»»

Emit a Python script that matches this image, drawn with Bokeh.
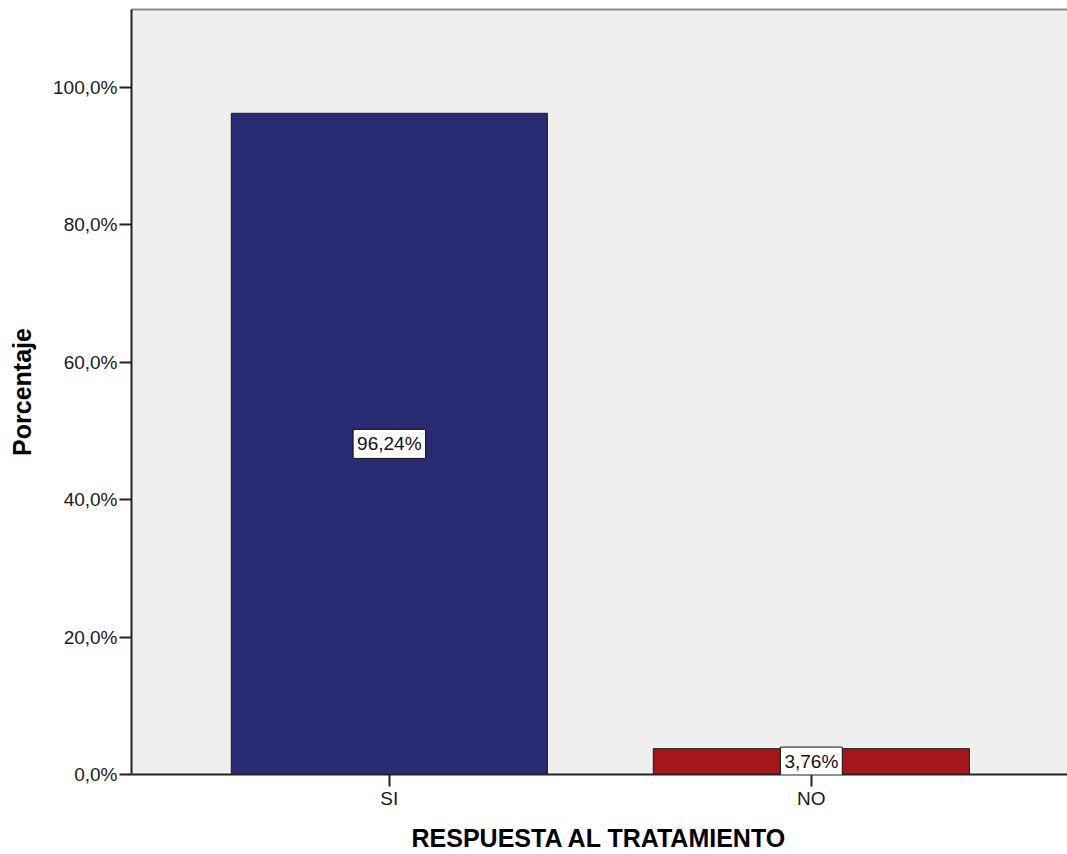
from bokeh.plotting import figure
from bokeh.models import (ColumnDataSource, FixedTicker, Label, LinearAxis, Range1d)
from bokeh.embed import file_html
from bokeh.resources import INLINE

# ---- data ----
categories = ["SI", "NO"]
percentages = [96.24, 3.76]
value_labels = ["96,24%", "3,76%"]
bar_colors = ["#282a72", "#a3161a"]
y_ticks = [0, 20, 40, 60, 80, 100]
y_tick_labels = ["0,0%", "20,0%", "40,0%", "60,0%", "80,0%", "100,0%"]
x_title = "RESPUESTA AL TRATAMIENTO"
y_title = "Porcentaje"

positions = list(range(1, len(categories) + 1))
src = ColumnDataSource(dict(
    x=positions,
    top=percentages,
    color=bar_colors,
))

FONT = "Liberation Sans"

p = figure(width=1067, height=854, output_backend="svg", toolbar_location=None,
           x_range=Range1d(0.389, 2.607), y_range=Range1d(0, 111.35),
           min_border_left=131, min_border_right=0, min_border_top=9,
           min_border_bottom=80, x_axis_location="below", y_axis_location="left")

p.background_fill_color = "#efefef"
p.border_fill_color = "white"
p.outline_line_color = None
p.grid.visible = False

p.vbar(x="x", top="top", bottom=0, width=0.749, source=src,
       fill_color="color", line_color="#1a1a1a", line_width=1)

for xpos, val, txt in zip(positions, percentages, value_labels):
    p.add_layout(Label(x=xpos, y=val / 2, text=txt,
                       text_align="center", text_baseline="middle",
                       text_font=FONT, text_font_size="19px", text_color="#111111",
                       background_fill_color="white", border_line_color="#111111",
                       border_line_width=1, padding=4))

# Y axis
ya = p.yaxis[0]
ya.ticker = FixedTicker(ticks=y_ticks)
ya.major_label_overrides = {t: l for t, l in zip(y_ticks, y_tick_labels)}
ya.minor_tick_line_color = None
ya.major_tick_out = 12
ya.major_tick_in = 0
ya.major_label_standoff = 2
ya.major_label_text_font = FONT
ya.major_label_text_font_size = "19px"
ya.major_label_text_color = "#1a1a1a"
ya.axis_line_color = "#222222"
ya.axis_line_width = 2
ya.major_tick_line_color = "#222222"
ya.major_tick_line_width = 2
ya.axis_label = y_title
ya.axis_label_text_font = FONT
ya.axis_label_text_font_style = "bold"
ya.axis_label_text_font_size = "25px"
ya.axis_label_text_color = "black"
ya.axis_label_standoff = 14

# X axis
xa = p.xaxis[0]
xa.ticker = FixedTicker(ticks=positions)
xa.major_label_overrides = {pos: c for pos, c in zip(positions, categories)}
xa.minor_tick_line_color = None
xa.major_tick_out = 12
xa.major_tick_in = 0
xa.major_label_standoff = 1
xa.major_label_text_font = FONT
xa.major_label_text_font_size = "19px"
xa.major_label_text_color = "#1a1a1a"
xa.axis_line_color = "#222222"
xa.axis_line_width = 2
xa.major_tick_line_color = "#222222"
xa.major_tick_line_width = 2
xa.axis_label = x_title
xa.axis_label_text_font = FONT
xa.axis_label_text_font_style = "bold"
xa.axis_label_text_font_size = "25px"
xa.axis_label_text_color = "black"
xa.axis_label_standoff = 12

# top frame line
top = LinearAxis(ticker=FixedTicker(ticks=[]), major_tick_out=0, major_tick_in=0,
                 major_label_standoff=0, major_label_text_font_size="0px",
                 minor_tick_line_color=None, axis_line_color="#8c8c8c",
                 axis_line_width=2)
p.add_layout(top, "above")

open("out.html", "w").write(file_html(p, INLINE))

««

## PROBLEM REQUIREMENTS
Reproduce the whole listing exactly, but not the images in it.

## REPLY TO THE EXERCISE
Emit a Python script that matches this image, drawn with Bokeh.
from bokeh.plotting import figure
from bokeh.models import (ColumnDataSource, FixedTicker, Label, LinearAxis, Range1d)
from bokeh.embed import file_html
from bokeh.resources import INLINE

# ---- data ----
categories = ["SI", "NO"]
percentages = [96.24, 3.76]
value_labels = ["96,24%", "3,76%"]
bar_colors = ["#282a72", "#a3161a"]
y_ticks = [0, 20, 40, 60, 80, 100]
y_tick_labels = ["0,0%", "20,0%", "40,0%", "60,0%", "80,0%", "100,0%"]
x_title = "RESPUESTA AL TRATAMIENTO"
y_title = "Porcentaje"

positions = list(range(1, len(categories) + 1))
src = ColumnDataSource(dict(
    x=positions,
    top=percentages,
    color=bar_colors,
))

FONT = "Liberation Sans"

p = figure(width=1067, height=854, output_backend="svg", toolbar_location=None,
           x_range=Range1d(0.389, 2.607), y_range=Range1d(0, 111.35),
           min_border_left=131, min_border_right=0, min_border_top=9,
           min_border_bottom=80, x_axis_location="below", y_axis_location="left")

p.background_fill_color = "#efefef"
p.border_fill_color = "white"
p.outline_line_color = None
p.grid.visible = False

p.vbar(x="x", top="top", bottom=0, width=0.749, source=src,
       fill_color="color", line_color="#1a1a1a", line_width=1)

for xpos, val, txt in zip(positions, percentages, value_labels):
    p.add_layout(Label(x=xpos, y=val / 2, text=txt,
                       text_align="center", text_baseline="middle",
                       text_font=FONT, text_font_size="19px", text_color="#111111",
                       background_fill_color="white", border_line_color="#111111",
                       border_line_width=1, padding=4))

# Y axis
ya = p.yaxis[0]
ya.ticker = FixedTicker(ticks=y_ticks)
ya.major_label_overrides = {t: l for t, l in zip(y_ticks, y_tick_labels)}
ya.minor_tick_line_color = None
ya.major_tick_out = 12
ya.major_tick_in = 0
ya.major_label_standoff = 2
ya.major_label_text_font = FONT
ya.major_label_text_font_size = "19px"
ya.major_label_text_color = "#1a1a1a"
ya.axis_line_color = "#222222"
ya.axis_line_width = 2
ya.major_tick_line_color = "#222222"
ya.major_tick_line_width = 2
ya.axis_label = y_title
ya.axis_label_text_font = FONT
ya.axis_label_text_font_style = "bold"
ya.axis_label_text_font_size = "25px"
ya.axis_label_text_color = "black"
ya.axis_label_standoff = 14

# X axis
xa = p.xaxis[0]
xa.ticker = FixedTicker(ticks=positions)
xa.major_label_overrides = {pos: c for pos, c in zip(positions, categories)}
xa.minor_tick_line_color = None
xa.major_tick_out = 12
xa.major_tick_in = 0
xa.major_label_standoff = 1
xa.major_label_text_font = FONT
xa.major_label_text_font_size = "19px"
xa.major_label_text_color = "#1a1a1a"
xa.axis_line_color = "#222222"
xa.axis_line_width = 2
xa.major_tick_line_color = "#222222"
xa.major_tick_line_width = 2
xa.axis_label = x_title
xa.axis_label_text_font = FONT
xa.axis_label_text_font_style = "bold"
xa.axis_label_text_font_size = "25px"
xa.axis_label_text_color = "black"
xa.axis_label_standoff = 12

# top frame line
top = LinearAxis(ticker=FixedTicker(ticks=[]), major_tick_out=0, major_tick_in=0,
                 major_label_standoff=0, major_label_text_font_size="0px",
                 minor_tick_line_color=None, axis_line_color="#8c8c8c",
                 axis_line_width=2)
p.add_layout(top, "above")

open("out.html", "w").write(file_html(p, INLINE))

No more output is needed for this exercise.